Nessas ocasiões, o que a professora faz é explicar ao lojista ou gerente que existe uma lei municipal que exige um funcionário para auxiliar.
— Até mesmo na área do piso tátil, da acessibilidade, a gente fala. Eles (lojistas) ficam meio apreensivos, mas não reclamam. Eu sou bem insistente, falo com propriedade e eles entendem que é verídico. Tem que trabalhar muito ainda, precisa muito mesmo — resume Sulamita.
"Nosso comércio, em Caxias, tem um atendimento personalizado"
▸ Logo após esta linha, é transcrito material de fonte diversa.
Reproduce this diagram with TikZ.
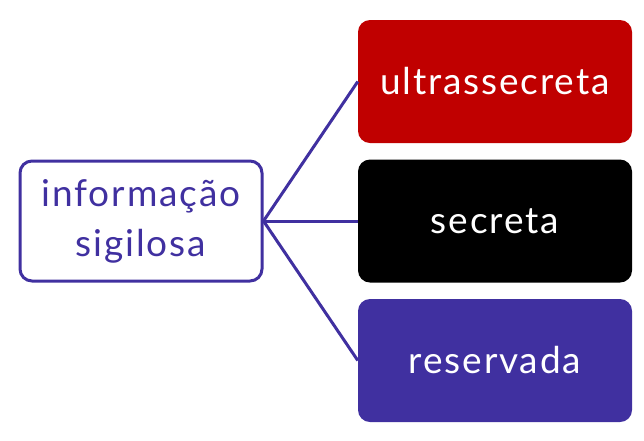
\documentclass[tikz,border=0pt]{standalone}
\usepackage{fontspec}
\setmainfont{Lato}[LetterSpace=5]
\usepackage{tikz}
\definecolor{roxo}{RGB}{64,48,160}
\definecolor{vermelho}{RGB}{192,0,0}

\begin{document}
\begin{tikzpicture}[x=1pt, y=-1pt,
	caixa/.style={rounded corners=12pt, minimum width=274pt, minimum height=123pt,
		text=white, font=\fontsize{37}{50}\selectfont},
	ligacao/.style={roxo, line width=3pt}]
	\useasboundingbox (0,0) rectangle (644,440);
	\node[draw=roxo, line width=3pt, rounded corners=12pt, minimum width=242pt,
		minimum height=120pt, text=roxo, align=center,
		font=\fontsize{37}{50}\selectfont] (sigilosa) at (141, 221)
		{informação\\sigilosa};
	\node[caixa, fill=vermelho] (ultra) at (495, 81.5) {ultrassecreta};
	\node[caixa, fill=black] (secreta) at (495, 221) {secreta};
	\node[caixa, fill=roxo] (reservada) at (495, 360.5) {reservada};
	% ligacoes
	\draw[ligacao] (sigilosa.east) -- (ultra.west);
	\draw[ligacao] (sigilosa.east) -- (secreta.west);
	\draw[ligacao] (sigilosa.east) -- (reservada.west);
\end{tikzpicture}
\end{document}
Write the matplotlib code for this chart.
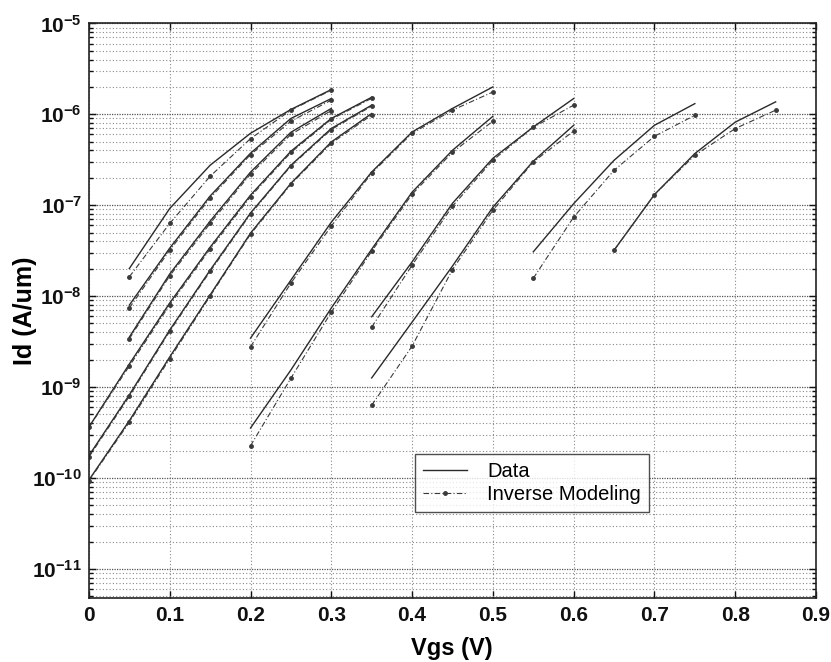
import math
import matplotlib
matplotlib.use("Agg")
import matplotlib.pyplot as plt
from matplotlib import font_manager
from matplotlib.lines import Line2D
from matplotlib.ticker import (LogLocator, MultipleLocator, FixedLocator,
                               FuncFormatter, NullFormatter)

# ── 데이터 ─────────────────────────────────────────────────────────
# 0.05 V 에서 시작하는 곡선 3개
vgs_a = [0.05, 0.10, 0.15, 0.20, 0.25, 0.30]
id_g_data  = [2.01e-8, 9.2e-8, 2.75e-7, 6.18e-7, 1.13e-6, 1.87e-6]
id_g_model = [1.63e-8, 6.3e-8, 2.08e-7, 5.4e-7, 1.11e-6, 1.84e-6]
id_h_data  = [7.96e-9, 3.37e-8, 1.26e-7, 3.73e-7, 9.0e-7, 1.49e-6]
id_h_model = [7.4e-9, 3.2e-8, 1.2e-7, 3.6e-7, 8.4e-7, 1.43e-6]
id_i_data  = [3.54e-9, 1.75e-8, 6.67e-8, 2.31e-7, 6.34e-7, 1.16e-6]
id_i_model = [3.4e-9, 1.67e-8, 6.3e-8, 2.2e-7, 6.0e-7, 1.1e-6]

# 0 V 에서 시작하는 곡선 3개
vgs_b = [0.0, 0.05, 0.10, 0.15, 0.20, 0.25, 0.30, 0.35]
id_j_data  = [3.63e-10, 1.79e-9, 8.4e-9, 3.45e-8, 1.29e-7, 3.92e-7, 9.0e-7, 1.54e-6]
id_j_model = [3.6e-10, 1.7e-9, 8.0e-9, 3.3e-8, 1.24e-7, 3.8e-7, 8.8e-7, 1.5e-6]
id_k_data  = [1.76e-10, 8.2e-10, 4.23e-9, 1.93e-8, 8.2e-8, 2.75e-7, 6.97e-7, 1.26e-6]
id_k_model = [1.7e-10, 7.9e-10, 4.1e-9, 1.87e-8, 8.0e-8, 2.7e-7, 6.8e-7, 1.23e-6]
id_l_data  = [9.5e-11, 4.26e-10, 2.14e-9, 1.03e-8, 4.92e-8, 1.74e-7, 4.96e-7, 1.02e-6]
id_l_model = [9.3e-11, 4.1e-10, 2.05e-9, 1.0e-8, 4.8e-8, 1.7e-7, 4.8e-7, 9.8e-7]

# 0.2 V ~ 0.5 V
vgs_c = [0.20, 0.25, 0.30, 0.35, 0.40, 0.45, 0.50]
id_m_data  = [3.45e-9, 1.5e-8, 6.5e-8, 2.32e-7, 6.38e-7, 1.16e-6, 2.0e-6]
id_m_model = [2.77e-9, 1.39e-8, 5.9e-8, 2.25e-7, 6.18e-7, 1.11e-6, 1.76e-6]
id_n_data  = [3.54e-10, 1.54e-9, 7.4e-9, 3.28e-8, 1.39e-7, 4.02e-7, 9.5e-7]
id_n_model = [2.26e-10, 1.25e-9, 6.67e-9, 3.12e-8, 1.32e-7, 3.82e-7, 8.4e-7]

# 0.35 V ~ 0.6 V
vgs_d = [0.35, 0.40, 0.45, 0.50, 0.55, 0.60]
id_p_data  = [5.93e-9, 2.38e-8, 1.05e-7, 3.28e-7, 7.25e-7, 1.49e-6]
id_p_model = [4.56e-9, 2.19e-8, 9.75e-8, 3.12e-7, 7.2e-7, 1.26e-6]
id_q_data  = [1.26e-9, 5.18e-9, 2.14e-8, 9.5e-8, 3.05e-7, 7.57e-7]
id_q_model = [6.3e-10, 2.82e-9, 1.96e-8, 8.8e-8, 2.99e-7, 6.55e-7]

# 0.55 V ~ 0.75 V
vgs_e = [0.55, 0.60, 0.65, 0.70, 0.75]
id_r_data  = [3.07e-8, 1.04e-7, 3.12e-7, 7.57e-7, 1.31e-6]
id_r_model = [1.57e-8, 7.4e-8, 2.42e-7, 5.73e-7, 9.75e-7]

# 0.65 V ~ 0.85 V
vgs_f = [0.65, 0.70, 0.75, 0.80, 0.85]
id_s_data  = [3.2e-8, 1.31e-7, 3.7e-7, 8.2e-7, 1.37e-6]
id_s_model = [3.2e-8, 1.31e-7, 3.54e-7, 6.97e-7, 1.11e-6]

y_ticks = [1e-11, 1e-10, 1e-9, 1e-8, 1e-7, 1e-6, 1e-5]

curves = [
    (vgs_a, id_g_data, id_g_model), (vgs_a, id_h_data, id_h_model),
    (vgs_a, id_i_data, id_i_model), (vgs_b, id_j_data, id_j_model),
    (vgs_b, id_k_data, id_k_model), (vgs_b, id_l_data, id_l_model),
    (vgs_c, id_m_data, id_m_model), (vgs_c, id_n_data, id_n_model),
    (vgs_d, id_p_data, id_p_model), (vgs_d, id_q_data, id_q_model),
    (vgs_e, id_r_data, id_r_model), (vgs_f, id_s_data, id_s_model),
]

# ── 폰트 ─────────────────────────────────────────────────────────────────
_names = {f.name for f in font_manager.fontManager.ttflist}
NARROW = "Liberation Sans Narrow" if "Liberation Sans Narrow" in _names else "Liberation Sans"
plt.rcParams["font.family"] = ["Liberation Sans", "DejaVu Sans"]
plt.rcParams["mathtext.fontset"] = "custom"
plt.rcParams["mathtext.rm"] = "Liberation Sans:bold"
plt.rcParams["mathtext.bf"] = "Liberation Sans:bold"

# ── 그림 ─────────────────────────────────────────────────────────────────
fig = plt.figure(figsize=(8.31, 6.62), dpi=100)
ax = fig.add_axes([0.107, 0.0967, 0.875, 0.868])

data_kw = dict(color="#2a2a2a", linewidth=1.0, linestyle="-")
model_kw = dict(color="#3a3a3a", linewidth=0.8, linestyle=(0, (5, 2, 1, 2)),
                marker=".", markersize=5)

for vgs, d, m in curves:
    ax.plot(vgs, d, **data_kw)
    ax.plot(vgs, m, **model_kw)

ax.set_yscale("log")
ax.set_xlim(0, 0.9)
ax.set_ylim(10 ** -11.32, 1e-5)

ax.xaxis.set_major_locator(MultipleLocator(0.1))
ax.xaxis.set_major_formatter(FuncFormatter(lambda v, p: "0" if abs(v) < 1e-9 else f"{v:.1f}"))
ax.yaxis.set_major_locator(FixedLocator(y_ticks))
ax.yaxis.set_minor_locator(LogLocator(base=10, subs=range(2, 10), numticks=100))
ax.yaxis.set_minor_formatter(NullFormatter())
ax.yaxis.set_major_formatter(
    FuncFormatter(lambda v, p: r"$\mathbf{10^{-%d}}$" % round(-math.log10(v)))
)

ax.tick_params(axis="both", which="both", direction="in", top=True, right=True,
               width=1.0, colors="#111111")
ax.tick_params(axis="both", which="major", length=5)
ax.tick_params(axis="y", which="minor", length=3)
ax.tick_params(axis="x", which="major", labelsize=15, pad=6)
ax.tick_params(axis="y", which="major", labelsize=15, pad=5)
for lab in ax.get_xticklabels():
    lab.set_family(NARROW)
    lab.set_fontweight("bold")

ax.grid(True, which="major", axis="x", color="#8a8a8a", linestyle=(0, (1, 2)), linewidth=0.8)
ax.grid(True, which="major", axis="y", color="#555555", linestyle=(0, (1, 1)), linewidth=0.9)
ax.grid(True, which="minor", axis="y", color="#8a8a8a", linestyle=(0, (1, 2)), linewidth=0.8)
ax.set_axisbelow(True)

for sp in ax.spines.values():
    sp.set_linewidth(1.2)
    sp.set_color("#222222")

# 축 제목은 그림 좌표로 직접 배치
fig.text(452 / 831, 1 - 648 / 662, "Vgs (V)", fontsize=17, fontweight="bold",
         family=NARROW, ha="center", va="center")
fig.text(25 / 831, 1 - 311 / 662, "Id (A/um)", fontsize=18, fontweight="bold",
         rotation=90, ha="center", va="center")

handles = [
    Line2D([], [], **data_kw),
    Line2D([], [], **model_kw),
]
leg = ax.legend(handles, ["Data", "Inverse Modeling"], loc="lower left",
                bbox_to_anchor=(0.448, 0.15), borderaxespad=0, fontsize=14.5,
                frameon=True, fancybox=False, edgecolor="#222222", handlelength=2.2,
                borderpad=0.4, labelspacing=0.2, handletextpad=1.0)
leg.get_frame().set_linewidth(1.0)

fig.savefig("out.png", dpi=100)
O presidente do Sindilojas, Rossano Boff, avalia como positivo o primeiro ano de vigência da lei. No entanto, ele explica que o atendimento, pelo menos nas lojas que não fazem parte de grandes redes, não mudou.
— Nosso comércio, em Caxias e da região, normalmente, tem um atendimento personalizado. Depende de uma questão de sensibilidade do atendente, até por uma questão de gestão da empresa, mas tem sempre uma sensibilidade maior quando se percebe, ou quando o acompanhante de alguma dessas pessoas nos trazem — relata Boff.
O presidente explica que o Sindilojas, inclusive, oferece treinamentos e capacitação aos lojistas sobre atendimento e sensibilidade no tratamento com o cliente, seja ele PCD ou não.
— Sensibilidade não somente a vender o produto, mas suprir uma necessidade do cliente. Ele vem sempre em busca da solução de algum problema. Mas a gente não teve nenhuma demanda ou reclamação ou falta de atendimento — afirma.